Article 5 VAT (Special Provisions) Order 1995: Has there been the transfer of a business or just a sale of assets?: general
The TOGC provisions apply to the supply of assets of a business, where the business is transferred as a going concern. It is required to distinguish between sales of assets where the business is transferred and sales where the business (or part of the business) is not transferred.
This distinction was expressed in an Inland Revenue case Baytrust Holdings Ltd v Inland Revenue Commissioners; Thos Firth and John Brown (Investments) Ltd v Inland Revenue Commissioners -  3 All ER 76) which has been quoted at VAT tribunal:
“A greengrocer’s business is no doubt to sell fruit, but the pound of apples which you buy can hardly be described as a purchase of part of the greengrocer’s business.”
There is no fixed dividing line between the two. It is a question of looking at the overall effect of the transaction to see whether the business (or part of the business) has been transferred.

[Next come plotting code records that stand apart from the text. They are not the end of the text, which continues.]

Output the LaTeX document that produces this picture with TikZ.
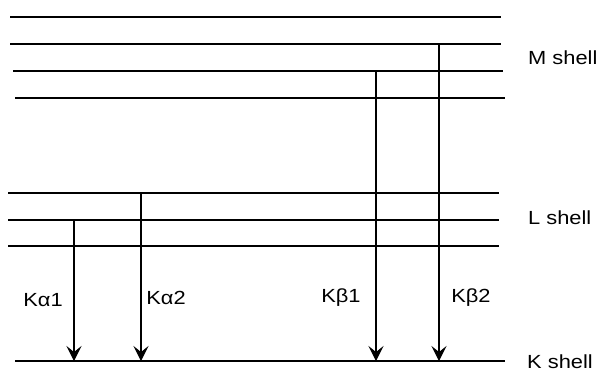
\documentclass[tikz,border=0pt]{standalone}
\usepackage{fontspec}
\setmainfont{Liberation Sans}[FakeStretch=1.15]
\usetikzlibrary{arrows.meta}
\begin{document}
\begin{tikzpicture}[x=1pt,y=-1pt,
  level/.style={line width=1.2pt},
  trans/.style={line width=1.2pt,-{Stealth[length=15pt,width=15pt,inset=6pt]}},
  lbl/.style={font=\fontsize{19}{21}\selectfont,inner sep=0pt}]
\useasboundingbox (0,0) rectangle (600,368);
% M shell levels
\coordinate (m1a) at (10,17);  \coordinate (m1b) at (501,17);
\coordinate (m2a) at (10,44);  \coordinate (m2b) at (501,44);
\coordinate (m3a) at (13,71);  \coordinate (m3b) at (503,71);
\coordinate (m4a) at (15,98);  \coordinate (m4b) at (505,98);
\draw[level] (m1a) -- (m1b);
\draw[level] (m2a) -- (m2b);
\draw[level] (m3a) -- (m3b);
\draw[level] (m4a) -- (m4b);
% L shell levels
\coordinate (l1a) at (8,193);  \coordinate (l1b) at (499,193);
\coordinate (l2a) at (8,220);  \coordinate (l2b) at (499,220);
\coordinate (l3a) at (8,246);  \coordinate (l3b) at (499,246);
\draw[level] (l1a) -- (l1b);
\draw[level] (l2a) -- (l2b);
\draw[level] (l3a) -- (l3b);
% K shell level
\coordinate (ka) at (15,361);  \coordinate (kb) at (505,361);
\draw[level] (ka) -- (kb);
% transitions
\coordinate (a1s) at (74,220);  \coordinate (a1e) at (74,361);
\coordinate (a2s) at (141,193); \coordinate (a2e) at (141,361);
\coordinate (b1s) at (376,71);  \coordinate (b1e) at (376,361);
\coordinate (b2s) at (439,44);  \coordinate (b2e) at (439,361);
\draw[trans] (a1s) -- (a1e);
\draw[trans] (a2s) -- (a2e);
\draw[trans] (b1s) -- (b1e);
\draw[trans] (b2s) -- (b2e);
% labels
\node[lbl] (ta1) at (43,300) {Kα1};
\node[lbl] (ta2) at (166,298) {Kα2};
\node[lbl] (tb1) at (341,298) {Kβ1};
\node[lbl] (tb2) at (471,298) {Kβ2};
\node[lbl,anchor=west] (tm) at (528,58) {M shell};
\node[lbl,anchor=west] (tl) at (528,218) {L shell};
\node[lbl,anchor=west] (tk) at (527,362) {K shell};
\end{tikzpicture}
\end{document}
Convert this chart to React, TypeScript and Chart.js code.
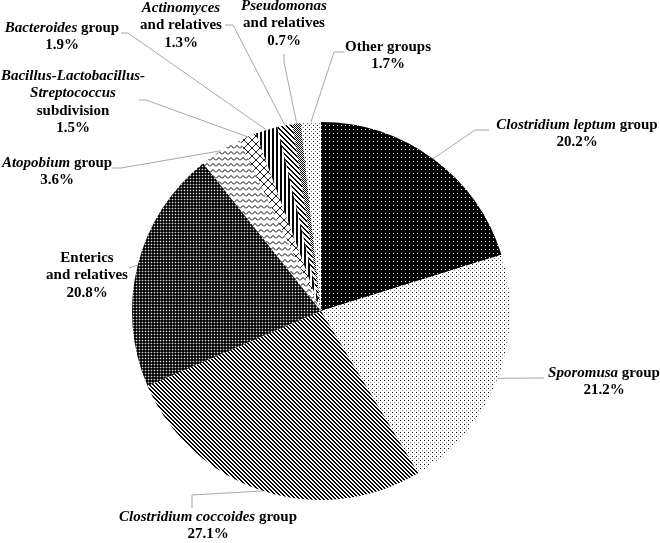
import React, { useEffect, useRef } from "react";
import { Chart, registerables } from "chart.js";

Chart.register(...registerables);

// ---------- data ----------
const categories = [
  "Clostridium leptum group",
  "Sporomusa group",
  "Clostridium coccoides group",
  "Enterics and relatives",
  "Atopobium group",
  "Bacillus-Lactobacillus-Streptococcus subdivision",
  "Bacteroides group",
  "Actinomyces and relatives",
  "Pseudomonas and relatives",
  "Other groups",
];
const values = [20.2, 21.2, 27.1, 20.8, 3.6, 1.5, 1.9, 1.3, 0.7, 1.7];
// label text lines (*...* = italic)
const nameLines = [
  ["*Clostridium leptum* group"],
  ["*Sporomusa* group"],
  ["*Clostridium coccoides* group"],
  ["Enterics", "and relatives"],
  ["*Atopobium* group"],
  ["*Bacillus-Lactobacillus-*", "*Streptococcus*", "subdivision"],
  ["*Bacteroides* group"],
  ["*Actinomyces*", "and relatives"],
  ["*Pseudomonas*", "and relatives"],
  ["Other groups"],
];

// ---------- layout (label placement, leader elbows) ----------
const labelLayout = [
  { cx: 577, y: 125, leader: [[489, 130], [475, 130]] },
  { cx: 604, y: 373, leader: [[544, 378], [533, 378]] },
  { cx: 208, y: 517, leader: [[192, 508], [192, 495]] },
  { cx: 87, y: 258, leader: [[129, 268]] },
  { cx: 57, y: 163, leader: [[112, 168], [121, 168]] },
  { cx: 73, y: 76, leader: [[139, 100], [146, 100]] },
  { cx: 62, y: 28, leader: [[121, 33], [128, 33]] },
  { cx: 181, y: 8, leader: [[225, 25], [233, 25]] },
  { cx: 284, y: 6, leader: [[284, 54], [284, 62]] },
  { cx: 388, y: 47, leader: [[344, 52], [334, 52]] },
];
const LINE_H = 17.5;
const FONT_FAMILY = '"Liberation Serif", "Times New Roman", serif';

// ---------- patterns ----------
function makeTile(w: number, h: number, draw: (g: CanvasRenderingContext2D) => void) {
  const c = document.createElement("canvas");
  c.width = w;
  c.height = h;
  const g = c.getContext("2d")!;
  draw(g);
  return g.createPattern(c, "repeat")!;
}
function px(g: CanvasRenderingContext2D, x: number, y: number, col: string) {
  g.fillStyle = col;
  g.fillRect(x, y, 1, 1);
}

function buildPatterns() {
  const darkDots = makeTile(4, 4, (g) => {
    g.fillStyle = "#000";
    g.fillRect(0, 0, 4, 4);
    px(g, 1, 1, "#fff");
  });
  const lightDots = makeTile(4, 4, (g) => {
    g.fillStyle = "#fff";
    g.fillRect(0, 0, 4, 4);
    px(g, 0, 0, "#000");
    px(g, 2, 2, "#888");
  });
  const diagDown = makeTile(4, 4, (g) => {
    g.fillStyle = "#fff";
    g.fillRect(0, 0, 4, 4);
    for (let y = 0; y < 4; y++)
      for (let x = 0; x < 4; x++) if ((((x - y) % 4) + 4) % 4 < 2) px(g, x, y, "#000");
  });
  const enterics = makeTile(3, 3, (g) => {
    g.fillStyle = "#000";
    g.fillRect(0, 0, 3, 3);
    for (let i = 0; i < 3; i++) {
      px(g, i, 1, "#3a3a3a");
      px(g, 1, i, "#3a3a3a");
    }
    px(g, 1, 1, "#d8d8d8");
  });
  const wave = makeTile(6, 6, (g) => {
    g.fillStyle = "#fff";
    g.fillRect(0, 0, 6, 6);
    g.strokeStyle = "#000";
    g.lineWidth = 1;
    g.beginPath();
    g.moveTo(0, 4.5);
    g.lineTo(3, 1.5);
    g.lineTo(6, 4.5);
    g.stroke();
  });
  const cross = makeTile(8, 8, (g) => {
    g.fillStyle = "#fff";
    g.fillRect(0, 0, 8, 8);
    for (let i = 0; i < 8; i++) {
      px(g, i, i, "#222");
      px(g, 7 - i, i, "#222");
    }
  });
  const vertical = makeTile(4, 4, (g) => {
    g.fillStyle = "#fff";
    g.fillRect(0, 0, 4, 4);
    g.fillStyle = "#000";
    g.fillRect(0, 0, 2, 4);
  });
  const diagWide = makeTile(5, 5, (g) => {
    g.fillStyle = "#fff";
    g.fillRect(0, 0, 5, 5);
    for (let y = 0; y < 5; y++)
      for (let x = 0; x < 5; x++) if ((((x - y) % 5) + 5) % 5 < 2) px(g, x, y, "#000");
  });
  const checker = makeTile(2, 2, (g) => {
    g.fillStyle = "#fff";
    g.fillRect(0, 0, 2, 2);
    px(g, 0, 0, "#000");
    px(g, 1, 1, "#000");
  });
  const sparseDots = makeTile(4, 4, (g) => {
    g.fillStyle = "#fff";
    g.fillRect(0, 0, 4, 4);
    px(g, 1, 1, "#000");
    px(g, 3, 3, "#666");
  });
  return [darkDots, lightDots, diagDown, enterics, wave, cross, vertical, diagWide, checker, sparseDots];
}

function drawRichLine(ctx: CanvasRenderingContext2D, text: string, cx: number, y: number) {
  const parts = text.split("*");
  const segs = parts
    .map((t, i) => ({ t, italic: i % 2 === 1 }))
    .filter((s) => s.t.length > 0);
  const fontFor = (it: boolean) => `${it ? "italic " : ""}bold 15px ${FONT_FAMILY}`;
  let total = 0;
  for (const s of segs) {
    ctx.font = fontFor(s.italic);
    total += ctx.measureText(s.t).width;
  }
  let x = cx - total / 2;
  for (const s of segs) {
    ctx.font = fontFor(s.italic);
    ctx.fillText(s.t, x, y);
    x += ctx.measureText(s.t).width;
  }
}

const labelPlugin = {
  id: "leaderLabels",
  afterDatasetsDraw(chart: any) {
    const ctx: CanvasRenderingContext2D = chart.ctx;
    const meta = chart.getDatasetMeta(0);
    meta.data.forEach((arc: any, i: number) => {
      const p = arc.getProps(["x", "y", "startAngle", "endAngle", "outerRadius"], true);
      const mid = (p.startAngle + p.endAngle) / 2;
      const ex = p.x + Math.cos(mid) * p.outerRadius;
      const ey = p.y + Math.sin(mid) * p.outerRadius;
      const L = labelLayout[i];
      ctx.save();
      ctx.strokeStyle = "#a8a8a8";
      ctx.lineWidth = 1;
      ctx.beginPath();
      ctx.moveTo(L.leader[0][0], L.leader[0][1]);
      for (let k = 1; k < L.leader.length; k++) ctx.lineTo(L.leader[k][0], L.leader[k][1]);
      ctx.lineTo(ex, ey);
      ctx.stroke();
      ctx.fillStyle = "#000";
      ctx.textBaseline = "middle";
      ctx.textAlign = "left";
      const lines = [...nameLines[i], `${values[i].toFixed(1)}%`];
      lines.forEach((ln, j) => drawRichLine(ctx, ln, L.cx, L.y + j * LINE_H));
      ctx.restore();
    });
  },
};

export default function App() {
  const canvasRef = useRef<HTMLCanvasElement | null>(null);

  useEffect(() => {
    if (!canvasRef.current) return;
    const patterns = buildPatterns();
    const chart = new Chart(canvasRef.current, {
      type: "pie",
      data: {
        labels: categories,
        datasets: [
          {
            data: values,
            backgroundColor: patterns as any,
            borderWidth: 0,
          },
        ],
      },
      options: {
        animation: false,
        responsive: true,
        maintainAspectRatio: false,
        layout: { padding: { left: 132, right: 150, top: 122, bottom: 43 } },
        plugins: {
          legend: { display: false },
          tooltip: { enabled: false },
        },
      },
      plugins: [labelPlugin],
    });
    return () => chart.destroy();
  }, []);

  return (
    <div style={{ position: "absolute", left: 0, top: 0, width: 660, height: 543, background: "#fff" }}>
      <canvas ref={canvasRef} />
    </div>
  );
}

Our approach is to look at the business being carried on using the asset concerned. If there are tenants currently paying rent or contractually obliged to pay rent in the future, including those currently occupying in a rent free period, the property is being used in a property rental business. When the property is sold, with the benefit of the rental income, the business is transferred.
Hallborough Properties (MAN/92/877), provides a useful context on this. In this case a company that mainly acted as a property developer was found to be a property letting business in relation to the specific sale of a tenanted property.
Unless sold as part of a portfolio that includes tenanted properties, should a property be vacant with no rental income received, and there is no-one obliged to pay rent in the future, there is no going concern to be transferred, even if a tenant is actively being sought. In this situation therefore the sale of the building is simply the sale of an asset and will follow the normal supply and liability rules.
On the wider question of whether a business has been transferred, the Advocate General made some helpful observations in the case of Zita Modes SARL (Case C-497/01):
“Where a totality of assets is concerned, there is little difficulty. The transfer in question is that of a business as a whole which as the Commission has pointed out will comprise a number of different elements. For example, the French term fonds de commerce, used on the invoice in the case in the main proceedings, has been defined in legal dictionaries as including elements both corporeal (such as plant, equipment and stock-in-trade) and incorporeal (such as the tenant’s interest in a lease, the trade name or sign, patents, trademarks and goodwill). One might add trade secrets, business records, customer lists, the benefit of existing contracts and so forth.
The cement which binds such elements together is the fact that they combine to allow the pursuit of a specific economic activity, or group of activities, while each in isolation would be insufficient for that purpose. Separately, they are the building blocks of a business; together, they amount to a business.
It follows in my view that the concept of part of a totality of assets relates not to one or more individual elements from that list but to a sufficient combination thereof to allow the pursuit of an economic activity, even if that activity forms only part of a larger business from which it has been detached.”